── Supplied information

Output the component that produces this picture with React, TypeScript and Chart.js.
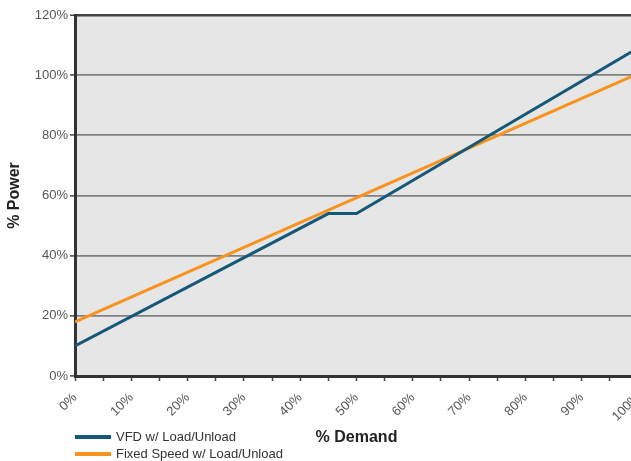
import React, { useEffect, useRef } from "react";
import { Chart, registerables } from "chart.js";

Chart.register(...registerables);

const seriesLabels = ["VFD w/ Load/Unload", "Fixed Speed w/ Load/Unload"];
const seriesColors = ["#165878", "#f7931e"];
const vfdDemand = [0, 45, 50, 100];
const vfdPower = [10, 54, 54, 109];
const fixedDemand = [0, 100];
const fixedPower = [18, 100.5];
const xTitle = "% Demand";
const yTitle = "% Power";

const FONT = "'Liberation Sans', Arial, Helvetica, sans-serif";

const bgPlugin = {
  id: "plotBg",
  beforeDraw(chart: any) {
    const { ctx, chartArea } = chart;
    if (!chartArea) return;
    ctx.save();
    ctx.fillStyle = "#e6e6e6";
    ctx.fillRect(chartArea.left, chartArea.top, chartArea.right - chartArea.left, chartArea.bottom - chartArea.top);
    ctx.restore();
  },
};

export default function App() {
  const ref = useRef<HTMLCanvasElement | null>(null);
  useEffect(() => {
    if (!ref.current) return;
    const chart = new Chart(ref.current, {
      type: "line",
      data: {
        datasets: [
          {
            label: seriesLabels[0],
            data: vfdDemand.map((x, i) => ({ x, y: vfdPower[i] })),
            borderColor: seriesColors[0],
            backgroundColor: seriesColors[0],
            borderWidth: 3,
            pointRadius: 0,
            tension: 0,
          },
          {
            label: seriesLabels[1],
            data: fixedDemand.map((x, i) => ({ x, y: fixedPower[i] })),
            borderColor: seriesColors[1],
            backgroundColor: seriesColors[1],
            borderWidth: 3,
            pointRadius: 0,
            tension: 0,
          },
        ],
      },
      options: {
        responsive: false,
        animation: false,
        devicePixelRatio: 1,
        layout: { padding: { left: 0, right: 22, top: 15, bottom: 14 } },
        plugins: {
          legend: { display: false },
          tooltip: { enabled: false },
          title: { display: false },
        },
        scales: {
          x: {
            type: "linear",
            min: 0,
            max: 100,
            afterFit(scale: any) {
              scale.height = 71;
            },
            ticks: {
              stepSize: 5,
              autoSkip: false,
              minRotation: 45,
              maxRotation: 45,
              color: "#555",
              font: { family: FONT, size: 13 },
              padding: 9,
              callback: (v: any) => (Number(v) % 10 === 0 ? v + "%" : ""),
            },
            grid: {
              drawOnChartArea: false,
              drawTicks: true,
              tickLength: 5,
              tickColor: "#444",
              tickWidth: 1.5,
            },
            border: { display: true, color: "#333", width: 3 },
            title: {
              display: true,
              text: xTitle,
              color: "#222",
              font: { family: FONT, size: 16, weight: "bold" },
              padding: { top: 0, bottom: 0 },
            },
          },
          y: {
            min: 0,
            max: 120,
            afterFit(scale: any) {
              scale.width = 75;
            },
            ticks: {
              stepSize: 20,
              color: "#555",
              font: { family: FONT, size: 13 },
              padding: 2,
              callback: (v: any) => v + "%",
            },
            grid: {
              color: (c: any) => (c.tick && c.tick.value === 120 ? "#444" : "#808080"),
              lineWidth: (c: any) => (c.tick && c.tick.value === 120 ? 2.5 : 1.8),
              drawTicks: true,
              tickLength: 5,
              tickColor: "#444",
              tickWidth: 1.5,
            },
            border: { display: true, color: "#333", width: 3 },
            title: {
              display: true,
              text: yTitle,
              color: "#222",
              font: { family: FONT, size: 16, weight: "bold" },
              padding: { top: 5, bottom: 0 },
            },
          },
        },
      },
      plugins: [bgPlugin],
    });
    return () => chart.destroy();
  }, []);

  return (
    <div
      style={{
        position: "absolute",
        left: 0,
        top: 0,
        width: 631,
        height: 461,
        overflow: "hidden",
        background: "#fff",
      }}
    >
      <canvas ref={ref} width={660} height={461} style={{ display: "block" }} />
      <div
        style={{
          position: "absolute",
          left: 75,
          top: 428,
          fontFamily: FONT,
          fontSize: 13,
          color: "#333",
          lineHeight: "17px",
        }}
      >
        {seriesLabels.map((lab, i) => (
          <div key={lab} style={{ display: "flex", alignItems: "center", height: 17 }}>
            <span
              style={{
                display: "inline-block",
                width: 36,
                height: 4,
                background: seriesColors[i],
                marginRight: 5,
              }}
            />
            <span>{lab}</span>
          </div>
        ))}
      </div>
    </div>
  );
}
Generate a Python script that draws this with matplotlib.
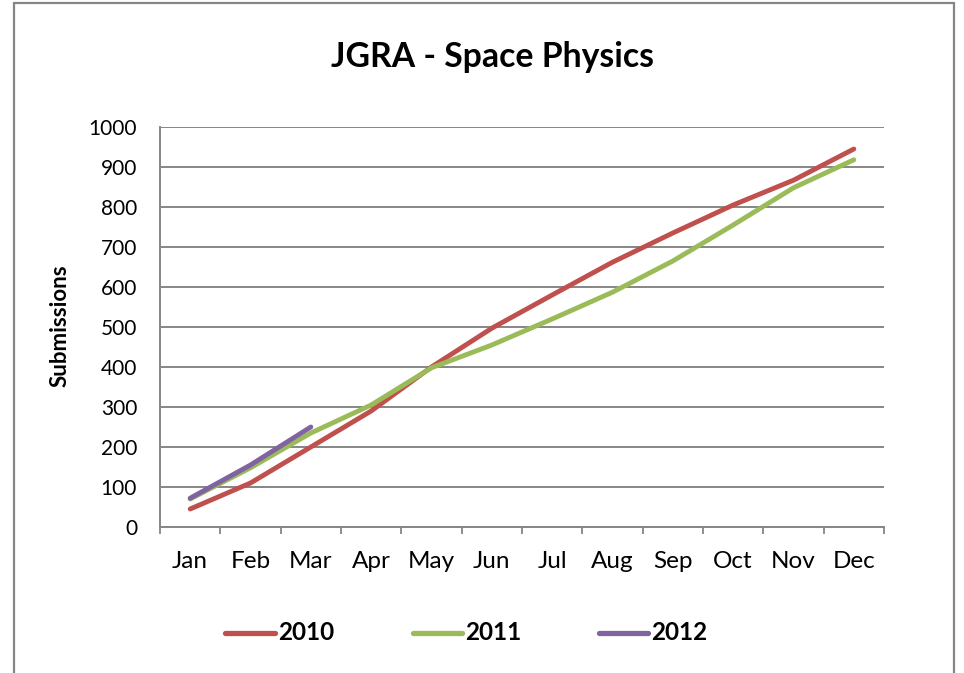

────

- [Given instruction]:
From the data above, copy each line where the string "React" appears.

- [Correct result]:
Output the component that produces this picture with React, TypeScript and Chart.js.
import React, { useEffect, useRef } from "react";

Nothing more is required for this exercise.